French writer (1753–1801)

Antoine de Rivarol (26 June 1753 – 11 April 1801) was a French royalist writer and translator who lived during the Revolutionary era. He was briefly married to the translator Louisa Henrietta de Rivarol.

==Biography==
Rivarol was born in Bagnols, Languedoc. It appears that his father, an innkeeper, was a cultivated man. The son assumed the title of comte de Rivarol, asserting a connection with the noble Italian family Riveroli, although his enemies said his name was really "Riverot" and that he was not of noble stock. He went to Paris in 1777 and won several academic prizes.

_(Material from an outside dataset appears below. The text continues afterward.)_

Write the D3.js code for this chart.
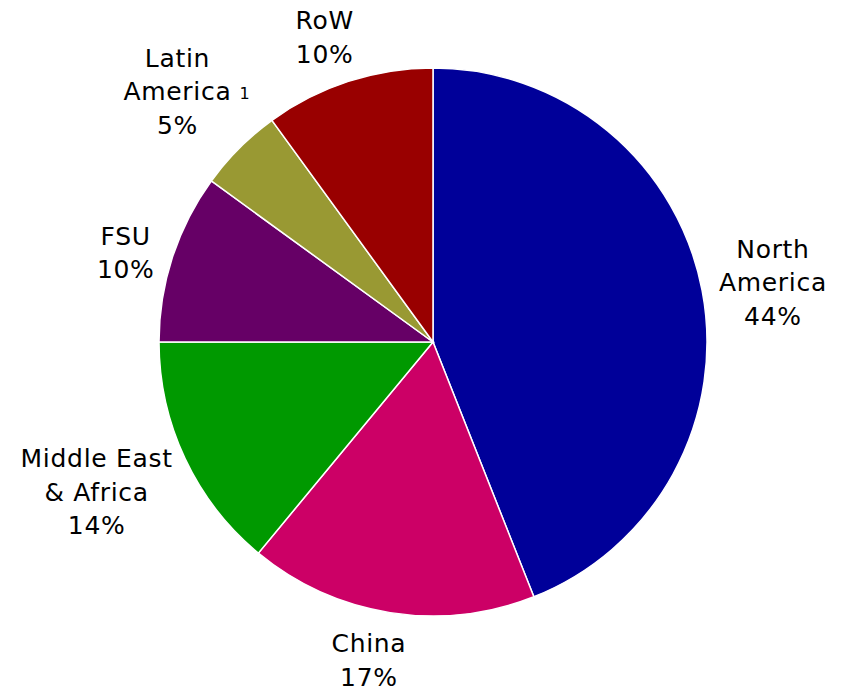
<!DOCTYPE html>
<html>
<head>
<meta charset="utf-8">
<script src="https://cdn.jsdelivr.net/npm/d3@7"></script>
<style>
  body { margin: 0; background: #fff; }
  text { font-family: "DejaVu Sans", Verdana, sans-serif; fill: #000; }
</style>
</head>
<body>
<div id="pie-chart"></div>
<script>
const width = 842;
const height = 691;

// regions, clockwise from 12 o'clock
const regions = ["North America", "China", "Middle East & Africa", "FSU", "Latin America", "RoW"];
const shares = [44, 17, 14, 10, 5, 10];
const labelLines = [
  ["North", "America"],
  ["China"],
  ["Middle East", "& Africa"],
  ["FSU"],
  ["Latin", "America"],
  ["RoW"]
];
const footnotes = ["", "", "", "", "1", ""];
const colors = ["#000099", "#cc0066", "#009900", "#660066", "#999933", "#990000"];

const cx = 433, cy = 342, radius = 274;
const fontSize = 25, lineH = 33.5;

// hand nudges so labels land where the original put them
const nudge = [[3, 4], [-13, 2], [-6, 7], [-5, 10], [-13, -12], [-10, 0]];

const data = regions.map((r, i) => ({
  region: r, share: shares[i], lines: labelLines[i], note: footnotes[i], color: colors[i], i: i
}));

const svg = d3.select("#pie-chart")
  .append("svg")
  .attr("width", width)
  .attr("height", height);

const g = svg.append("g")
  .attr("transform", `translate(${cx}, ${cy})`);

const pie = d3.pie()
  .value(d => d.share)
  .sort(null);

const arc = d3.arc()
  .innerRadius(0)
  .outerRadius(radius);

const arcs = pie(data);

g.selectAll("path")
  .data(arcs)
  .join("path")
  .attr("d", arc)
  .attr("fill", d => d.data.color)
  .attr("stroke", "#fff")
  .attr("stroke-width", 1.5);

// labels sit outside the pie, pushed out along the mid angle by half their box
const gap = 15;
const labels = g.selectAll("g.label")
  .data(arcs)
  .join("g")
  .attr("class", "label");

labels.each(function(d) {
  const lab = d3.select(this);
  const t = lab.append("text")
    .attr("text-anchor", "middle")
    .style("font-size", fontSize + "px")
    .style("letter-spacing", "0.7px");
  const lines = d.data.lines.concat([d.data.share + "%"]);
  lines.forEach((line, i) => {
    t.append("tspan")
      .attr("x", 0)
      .attr("y", i * lineH)
      .text(line);
  });
  if (d.data.note) {
    // small footnote marker after the last name line
    const idx = d.data.lines.length - 1;
    const bb = t.selectAll("tspan").nodes()[idx].getBBox();
    lab.append("text")
      .attr("x", bb.x + bb.width + 8)
      .attr("y", idx * lineH - 1)
      .style("font-size", "16px")
      .text(d.data.note);
  }

  const mid = (d.startAngle + d.endAngle) / 2;
  const dx = Math.sin(mid), dy = -Math.cos(mid);
  const ax = dx * (radius + gap), ay = dy * (radius + gap);
  const tw = t.node().getBBox();
  const n = nudge[d.data.i];
  const bx = ax + dx * tw.width / 2 - (tw.x + tw.width / 2) + n[0];
  const by = ay + dy * tw.height / 2 - (tw.y + tw.height / 2) + n[1];
  lab.attr("transform", `translate(${bx}, ${by})`);
});
</script>
</body>
</html>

In 1780 he married Louisa Henrietta de Rivarol, a translator of Scottish descent. She had translated some works by Samuel Johnson and Johnson had become a friend of her family. Antoine Rivarol abandoned his wife after a short relationship which resulted in the birth of a son. To Rivarol's embarrassment, a nurse who supported his abandoned wife was awarded the Montyon Prize for her humanity. He was divorced in 1784.

In 1784, his Discours sur l'Universalité de la Langue Française and his translation of Dante's Inferno were favourably noted. The year before the French Revolution broke out, he and Champcenetz published a lampoon, titled Petit Almanach de nos grands hommes pour 1788, that ridiculed without pity a number of writers of proven or future talent, along with a great many nobodies.

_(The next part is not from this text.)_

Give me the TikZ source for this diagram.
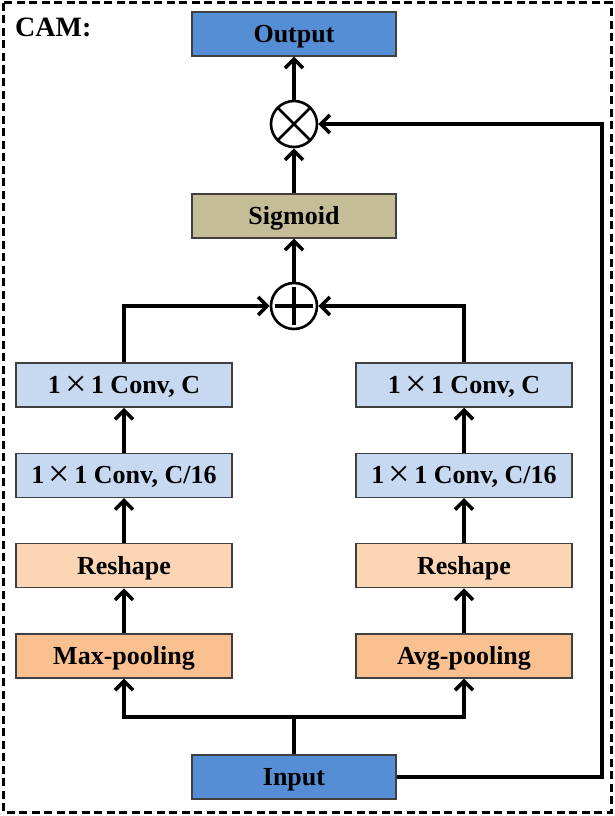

Rivarol was the foremost journalist, commentator and epigrammatist among that faction of aristocrats which was most stalwartly conservative: he heaped scorn upon republicanism and defended the Ancien Régime.

Rivarol's writing was published in the Journal Politique of Antoine Sabatier de Castres and the Actes des Apotres of Jean Gabriel Peltier. He left France in 1792, first settling in Brussels, then moving successively to London, Hamburg, and Berlin, where he died. Rivarol's rivals in France – in sharp conversational sayings – included Alexis Piron and Nicolas Chamfort.

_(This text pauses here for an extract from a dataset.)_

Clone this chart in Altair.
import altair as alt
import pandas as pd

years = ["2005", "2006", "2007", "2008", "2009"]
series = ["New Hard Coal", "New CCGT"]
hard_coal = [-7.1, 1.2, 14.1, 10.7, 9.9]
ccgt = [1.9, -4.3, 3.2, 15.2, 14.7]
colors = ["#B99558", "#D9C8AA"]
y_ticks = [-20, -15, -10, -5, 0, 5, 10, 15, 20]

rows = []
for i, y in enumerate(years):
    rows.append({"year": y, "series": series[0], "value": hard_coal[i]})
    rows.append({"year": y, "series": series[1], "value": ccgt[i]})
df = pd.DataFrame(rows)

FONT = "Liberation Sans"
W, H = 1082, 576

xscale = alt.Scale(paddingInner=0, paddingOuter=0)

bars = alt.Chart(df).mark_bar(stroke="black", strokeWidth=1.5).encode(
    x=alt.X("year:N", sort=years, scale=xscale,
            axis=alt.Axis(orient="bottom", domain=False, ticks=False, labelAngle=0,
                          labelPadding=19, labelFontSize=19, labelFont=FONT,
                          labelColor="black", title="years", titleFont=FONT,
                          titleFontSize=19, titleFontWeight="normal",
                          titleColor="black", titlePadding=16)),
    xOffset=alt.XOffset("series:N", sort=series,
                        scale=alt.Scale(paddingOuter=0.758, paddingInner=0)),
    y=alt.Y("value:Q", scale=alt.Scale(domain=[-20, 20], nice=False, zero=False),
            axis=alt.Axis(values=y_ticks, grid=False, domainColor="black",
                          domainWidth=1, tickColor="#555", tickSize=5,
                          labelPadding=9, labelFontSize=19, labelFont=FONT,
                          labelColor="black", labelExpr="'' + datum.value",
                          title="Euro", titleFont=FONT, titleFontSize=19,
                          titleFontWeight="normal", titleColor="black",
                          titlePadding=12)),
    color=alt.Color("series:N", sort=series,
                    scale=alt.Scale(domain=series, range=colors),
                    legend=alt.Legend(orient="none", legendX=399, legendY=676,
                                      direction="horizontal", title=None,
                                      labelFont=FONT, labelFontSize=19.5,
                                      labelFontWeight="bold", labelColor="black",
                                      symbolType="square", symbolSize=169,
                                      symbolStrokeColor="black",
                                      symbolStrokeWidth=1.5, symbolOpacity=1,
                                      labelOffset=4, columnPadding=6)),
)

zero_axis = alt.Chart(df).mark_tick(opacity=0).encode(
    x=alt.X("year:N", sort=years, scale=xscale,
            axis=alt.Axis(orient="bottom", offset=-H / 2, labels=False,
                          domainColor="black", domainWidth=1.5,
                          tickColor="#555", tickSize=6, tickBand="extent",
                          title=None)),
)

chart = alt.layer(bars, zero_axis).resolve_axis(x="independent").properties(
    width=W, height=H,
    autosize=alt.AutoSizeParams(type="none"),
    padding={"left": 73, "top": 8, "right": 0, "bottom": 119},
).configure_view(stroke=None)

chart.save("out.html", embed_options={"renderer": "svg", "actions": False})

His brother, Claude François Rivarol (1762–1848), was also an author. His works include a novel, Isman, ou le Fatalisme (1795); a comedy, Le Véridique (1827); and the history Essai sur les Causes de la Révolution Française (1827).

He died as exile in Berlin and was interred in the Dorotheenstadt cemetery, but the site of his grave was soon forgotten.

==Works==
- (1782). Lettre Critique sur le Poème des Jardins.
- (1783). Lettre à M. le Président de *** sur le globe Airostatique, sur les Têtes Parlantes et sur l’État Présent de l’Opinion Publique à Paris.
- (1784). De l’Universalité de la Langue Française.
- (1785). L’Enfer, Poème du Dante.
- (1787). Récit du Portier du Sieur Pierre-Augustin Caron de Beaumarchais.
- (1788). Le Petit Almanach de nos Grands Hommes.
- (1788). Première Lettre à M. Necker, sur l’Importance des Opinions Religieuses.
- (1788). Seconde Lettre à M. Necker sur la Morale.
- (1788). Le Songe d’Athalie (with Louis de Champcenetz).
- (1789). Mémoire sur la Nature et la Valeur de l’Argent.
- (1789). Le Petit Almanach de nos Grandes Femmes (with Louis de Champcenetz).
- (1789). Journal Politique-national des États-Généraux et de la Révolution de 1789.
- (1789). Adresse à MM. les Impartiaux ou Les Amis de la Paix Réunis chez Monseigneur le Duc de La Rochefoucault.
- (1790). Petit Dictionnaire des Grands Hommes de la Révolution (with Louis de Champcenetz).
- (1790). Triomphe de l’Anarchie.
- (1790). Épître de Voltaire à Mlle Raucour, actrice du Théâtre-français.
- (1790). Le Petit Almanach de nos Grands-hommes.
- (1790). Réponse à la réponse de M. de Champcenetz au sujet de l’ouvrage de madame la B. de S*** sur Rousseau.
- (1791). Essai sur la Nécessité du Mal.
- (1792). De la Vie Politique.
- (1792). Lettre à la Noblesse Française, au Moment de sa Rentrée en France sous les Ordres de M. le duc de Brunswick, Généralissime des Armées de l’Empereur et du Roi de Prusse.
- (1792). Le Petit Almanach des Grands Spectacles de Paris.
- (1793). Adresse du Peuple Belge, à S. M. l’Empereur.
- (1795). Histoire Secrète de Coblence dans la Révolution Française.
- (1797). Tableau Historique et Politique des Travaux de l’Assemblée Constituante, depuis l’Ouverture des États Généraux jusqu’après la Journée du 6 Octobre 1789.
- (1797). Discours Préliminaire du Nouveau Dictionnaire de la Langue Française.
- (1808). Œuvres Complètes, Précédées d’une Notice sur sa Vie [5 vol.].